-- begin The data --
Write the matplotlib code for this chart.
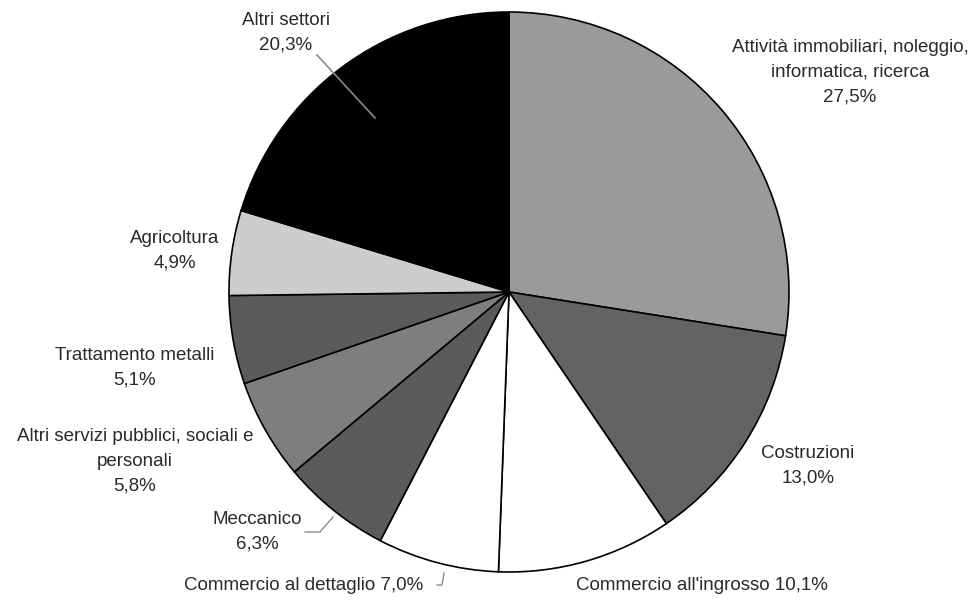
import numpy as np
import matplotlib.pyplot as plt

plt.rcParams['font.family'] = ['Liberation Sans', 'DejaVu Sans']

# sectors, clockwise from 12 o'clock
sectors = ["Attività immobiliari, noleggio,\ninformatica, ricerca",
           "Costruzioni",
           "Commercio all'ingrosso",
           "Commercio al dettaglio",
           "Meccanico",
           "Altri servizi pubblici, sociali e\npersonali",
           "Trattamento metalli",
           "Agricoltura",
           "Altri settori"]
shares = [27.5, 13.0, 10.1, 7.0, 6.3, 5.8, 5.1, 4.9, 20.3]
colors = ["#9a9a9a", "#636363", "#ffffff", "#ffffff", "#5b5b5b",
          "#7e7e7e", "#5b5b5b", "#cdcdcd", "#000000"]

# label layout (pixel coords, y from top) and whether on one line
label_pos = [(850, 72), (808, 466), (702, 585), (304, 585), (257, 532),
             (135, 461), (135, 368), (175, 251), (286, 33)]
one_line = [False, False, True, True, False, False, False, False, False]

W, H = 977, 600
fig = plt.figure(figsize=(W / 100, H / 100), dpi=100)
ax = fig.add_axes([0, 0, 1, 1])

cx, cy, r = 509, H - 292, 280
ax.pie(shares, colors=colors, startangle=90, counterclock=False,
       center=(cx, cy), radius=r, frame=True,
       wedgeprops=dict(edgecolor='black', linewidth=1.2))
ax.set_xlim(0, W)
ax.set_ylim(0, H)
ax.set_aspect('equal')
ax.axis('off')

def pct(v):
    return f"{v:.1f}%".replace('.', ',')

for name, v, (x, y), single in zip(sectors, shares, label_pos, one_line):
    txt = f"{name} {pct(v)}" if single else f"{name}\n{pct(v)}"
    ax.text(x, H - y, txt, ha='center', va='center', fontsize=13.5,
            color='#2a2a2a', linespacing=1.6)

# leader lines
lc = '#8a8a8a'
ax.plot([317, 375], [H - 55, H - 118], color=lc, lw=1.2)
ax.plot([305, 320, 333], [H - 532, H - 532, H - 517], color=lc, lw=1)
ax.plot([437, 442, 444], [H - 585, H - 585, H - 573], color=lc, lw=1)

fig.savefig('out.png', dpi=100)
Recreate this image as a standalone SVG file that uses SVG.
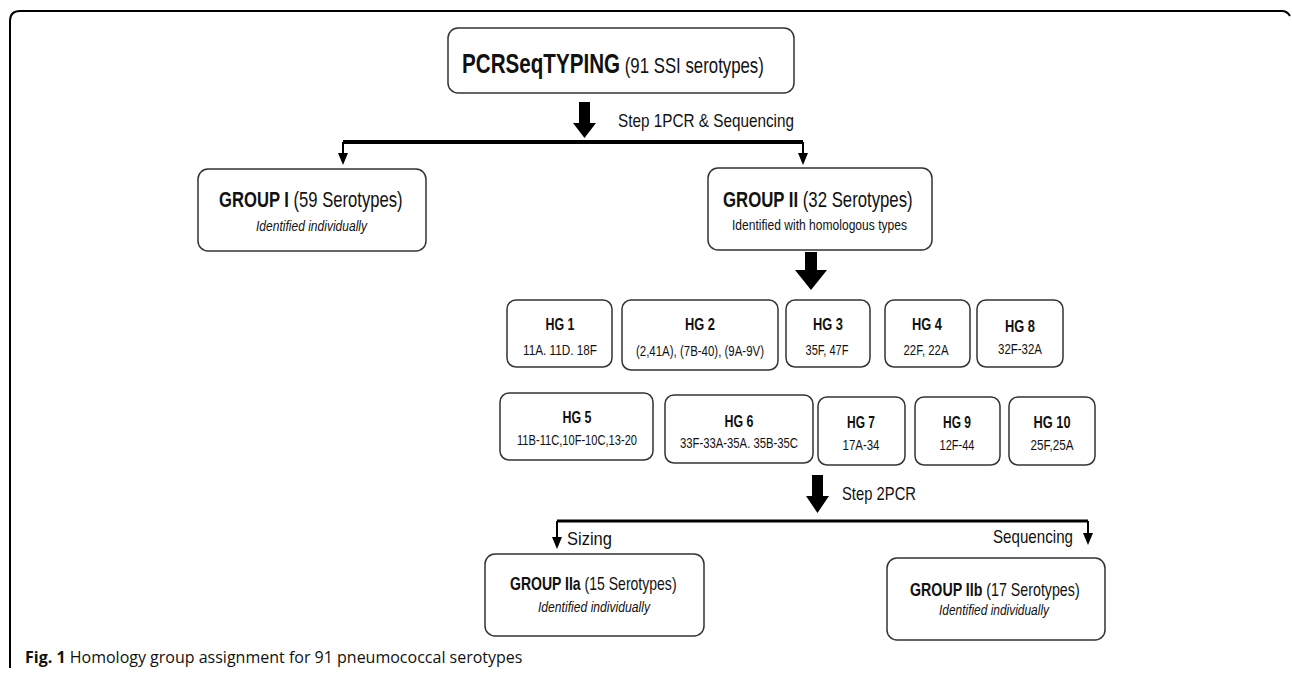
-- end The data --
What to produce — Restate word for word every line from the top of the entries above to the line with "plt.rcParams['font.family'] = ['Liberation", inclusive, and skip any pictures.

Finished exercise —
Write the matplotlib code for this chart.
import numpy as np
import matplotlib.pyplot as plt

plt.rcParams['font.family'] = ['Liberation Sans', 'DejaVu Sans']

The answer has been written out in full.